Further, an International Computer Driving Licence will help to equip them with their computer needs while Strathmore Business School will assist in developing their entrepreneurial ideas. The curriculum will also entail outdoor pursuits like hiking, kayaking, yoga and driving.

“As you know the continent is gradually coming together and we would like our scholars to take advantage of that. They won’t be able to do that unless they are very confident about the continent and about themselves,” says Tijani.

Umulkheir Yussuf, an M-PESA Foundation Academy Form Four graduate, is looking forward to the Leadership and African History courses, which of course will be accompanied by the trips to different African countries. She wants to study Environmental Law or International Relations when she goes to university.

“This is the best place for me before I join university because of the courses that will be offered, especially the leadership course that will prepare us to be transformational leaders for Africa. I’m looking forward to the trips in African countries and learning more about different cultures,” she says.

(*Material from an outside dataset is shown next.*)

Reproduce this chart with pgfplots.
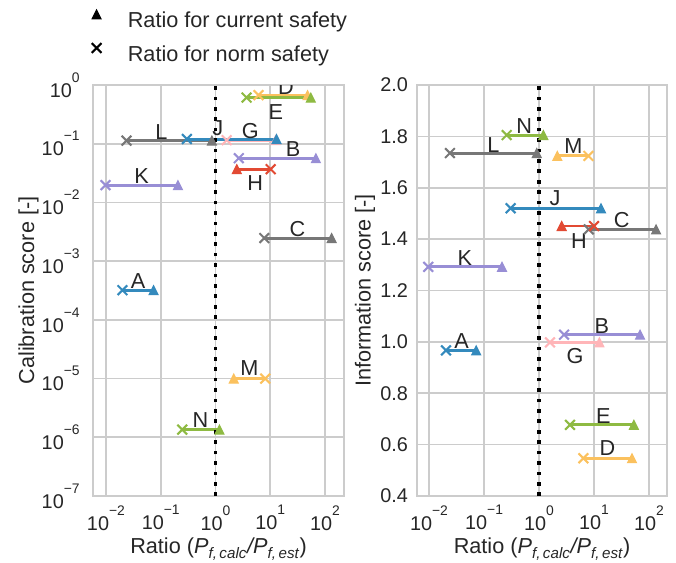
\documentclass[border=0pt]{standalone}
\usepackage{pgfplots}
\pgfplotsset{compat=1.18}
\usepackage{fontspec}
\setmainfont{Liberation Sans}
\definecolor{cblue}{HTML}{348ABD}
\definecolor{cpurple}{HTML}{988ED5}
\definecolor{cgray}{HTML}{777777}
\definecolor{cyellow}{HTML}{FBC15E}
\definecolor{cgreen}{HTML}{8EBA42}
\definecolor{cpink}{HTML}{FFB5B8}
\definecolor{cred}{HTML}{E24A33}
\definecolor{txt}{HTML}{262626}
\definecolor{gridc}{HTML}{CCCCCC}
\pgfdeclareplotmark{mtri}{%
 \pgfpathmoveto{\pgfqpoint{0pt}{\pgfplotmarksize}}%
 \pgfpathlineto{\pgfqpoint{-\pgfplotmarksize}{-\pgfplotmarksize}}%
 \pgfpathlineto{\pgfqpoint{\pgfplotmarksize}{-\pgfplotmarksize}}%
 \pgfpathclose\pgfusepathqfillstroke}
\pgfdeclareplotmark{mx}{%
 \pgfpathmoveto{\pgfqpoint{-\pgfplotmarksize}{-\pgfplotmarksize}}%
 \pgfpathlineto{\pgfqpoint{\pgfplotmarksize}{\pgfplotmarksize}}%
 \pgfpathmoveto{\pgfqpoint{-\pgfplotmarksize}{\pgfplotmarksize}}%
 \pgfpathlineto{\pgfqpoint{\pgfplotmarksize}{-\pgfplotmarksize}}%
 \pgfusepathqstroke}
\newcommand{\tp}[1]{10\raisebox{10.8pt}{\fontsize{10}{10}\selectfont #1}}
\newcommand{\seg}[4]{%
 \addplot[#1, line width=2.1pt, forget plot] coordinates {(#2,#4) (#3,#4)};
 \addplot[#1, only marks, mark=mtri, mark size=3.2pt, mark options={solid, line width=0.8pt, fill=#1, draw=#1}, forget plot] coordinates {(#3,#4)};
 \addplot[#1, only marks, mark=mx, mark size=3.5pt, mark options={solid, line width=1.5pt, draw=#1}, forget plot] coordinates {(#2,#4)};
}
\newcommand{\lab}[3]{\node[font=\fontsize{15.6}{18}\selectfont, text=txt, inner sep=0pt, anchor=center] at (axis cs:#1,#2) {#3};}
\pgfplotsset{
 every axis/.append style={
 scale only axis, height=295.92pt,
 xtick={0.01,0.1,1,10,100},
 xticklabels={\tp{−2},\tp{−1},\tp{0},\tp{1},\tp{2}},
 axis line style={draw=gridc, line width=1.6pt},
 grid=major, major grid style={draw=gridc, line width=1.2pt},
 major tick length=0pt, minor tick length=0pt,
 tick label style={font=\fontsize{14.3}{16}\selectfont, text=txt},
 xticklabel style={anchor=north, inner sep=0pt, yshift=-6.5pt},
 label style={font=\fontsize{15.6}{18}\selectfont, text=txt},
 xlabel style={at={(axis description cs:0.5,-0.141)}, anchor=base},
 }
}
\begin{document}
\begin{tikzpicture}
\useasboundingbox (0,0) rectangle (486.72pt,404.64pt);
\begin{axis}[xmode=log, ymode=log, at={(66.96pt,47.52pt)}, anchor=south west, width=180.72pt,
 xmin=0.0058, xmax=222,
 ymin=1e-7, ymax=1,
 ytick={1e-7,1e-6,1e-5,1e-4,1e-3,1e-2,1e-1,1},
 yticklabels={\tp{−7},\tp{−6},\tp{−5},\tp{−4},\tp{−3},\tp{−2},\tp{−1},\tp{0}},
 yticklabel style={anchor=east, inner sep=0pt, xshift=-9.4pt},
 xlabel={Ratio (\textit{P\textsubscript{f,\,calc}/P\textsubscript{f,\,est}})},
 ylabel={Calibration score [-]},
 ylabel style={at={(axis description cs:-0.257,0.5)}, anchor=center},
 legend image code/.code={\draw[#1] plot coordinates {(0pt,5.6pt)};},
 legend style={draw=none, fill=none, inner sep=0pt, outer sep=0pt,
   at={(axis description cs:-0.005,1.1825)}, anchor=north west,
   row sep=7.7pt, column sep=19pt,
   nodes={inner sep=0pt, text height=11.5pt, text depth=3.3pt, font=\fontsize{15.6}{18}\selectfont, text=txt}},
 legend cell align=left,
]
\addlegendimage{only marks, mark=mtri, mark size=3.2pt, mark options={line width=0.8pt, fill=black, draw=black}}
\addlegendentry{Ratio for current safety}
\addlegendimage{only marks, mark=mx, mark size=3.5pt, mark options={line width=1.5pt, draw=black}}
\addlegendentry{Ratio for norm safety}
\seg{cblue}{0.020}{0.074}{3.2e-4}
\seg{cpurple}{2.66}{68}{0.0566}
\seg{cgray}{7.8}{132}{2.47e-3}
\seg{cyellow}{6.1}{48}{0.67}
\seg{cgreen}{3.7}{55}{0.61}
\seg{cpink}{1.6}{12.5}{0.115}
\seg{cred}{10.2}{2.45}{0.0368}
\seg{cpurple}{0.0098}{0.206}{0.0197}
\seg{cgray}{0.0237}{0.86}{0.113}
\seg{cblue}{0.30}{13}{0.12}
\seg{cyellow}{8.1}{2.15}{1.0e-5}
\seg{cgreen}{0.248}{1.18}{1.35e-6}
\addplot[black, line width=2.6pt, dash pattern=on 2.6pt off 4.9pt, forget plot] coordinates {(1,1e-7) (1,1)};
\lab{19.3}{0.93}{D}
\lab{12.7}{0.35}{E}
\lab{0.103}{0.16}{L}
\lab{1.1}{0.183}{J}
\lab{4.3}{0.167}{G}
\lab{26}{0.0805}{B}
\lab{5.3}{0.0213}{H}
\lab{0.0446}{0.0276}{K}
\lab{31.4}{3.5e-3}{C}
\lab{0.0386}{4.5e-4}{A}
\lab{4.15}{1.52e-5}{M}
\lab{0.533}{2.0e-6}{N}
\end{axis}
\begin{axis}[xmode=log, at={(300.24pt,47.52pt)}, anchor=south west, width=180pt,
 xmin=0.00605, xmax=212,
 ymin=0.4, ymax=2.0,
 ytick={0.4,0.6,0.8,1.0,1.2,1.4,1.6,1.8,2.0},
 yticklabels={0.4,0.6,0.8,1.0,1.2,1.4,1.6,1.8,2.0},
 yticklabel style={anchor=east, inner sep=0pt, xshift=-6.3pt},
 xlabel={Ratio (\textit{P\textsubscript{f,\,calc}/P\textsubscript{f,\,est}})},
 ylabel={Information score [-]},
 ylabel style={at={(axis description cs:-0.208,0.5)}, anchor=center},
]
\seg{cblue}{0.0204}{0.072}{0.967}
\seg{cpurple}{2.85}{68.6}{1.028}
\seg{cgray}{8.0}{134}{1.438}
\seg{cyellow}{6.4}{49}{0.547}
\seg{cgreen}{3.66}{53}{0.677}
\seg{cpink}{1.58}{12.5}{0.998}
\seg{cred}{10}{2.58}{1.451}
\seg{cpurple}{0.0097}{0.212}{1.292}
\seg{cgray}{0.024}{0.91}{1.735}
\seg{cblue}{0.305}{13.4}{1.52}
\seg{cyellow}{7.9}{2.15}{1.724}
\seg{cgreen}{0.258}{1.2}{1.805}
\addplot[black, line width=2.6pt, dash pattern=on 2.6pt off 4.9pt, forget plot] coordinates {(1,0.4) (1,2.0)};
\lab{0.54}{1.841}{N}
\lab{0.148}{1.766}{L}
\lab{4.2}{1.761}{M}
\lab{1.95}{1.558}{J}
\lab{31.9}{1.474}{C}
\lab{5.3}{1.392}{H}
\lab{0.045}{1.328}{K}
\lab{0.039}{1.002}{A}
\lab{13.8}{1.063}{B}
\lab{4.5}{0.944}{G}
\lab{14.8}{0.712}{E}
\lab{17.5}{0.586}{D}
\end{axis}
\end{tikzpicture}
\end{document}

And for the students who are not interested in going to university? There’s a plan for them as well.

The Academy has been helping students incubate business ideas and community projects. Students form groups and come up with their own enterprise and a business plan. They then present it to the investment committee and if it is a viable project, are given a loan. They are expected to pay that loan back as the business improves.

“We obviously want our students to be academically good, but it’s not the be-all and end-all of everything that we do here. We want to produce students who are going to be employable,” says Les Baillie, CEO of the M-PESA Foundation Academy.

“We know that some students will not want to go into university. Some will create their own businesses, so we will be looking at providing the seed capital for that business, assuming it’s one we believe will be sustainable and hopefully one they will be able to build on once they leave here and become an employer rather than an employee.”

It will cost KES100 million a year to run the Uongozi Centre, but Baillie feels every shilling is being spent incredibly well because it will enable the students to go out into the world well prepared.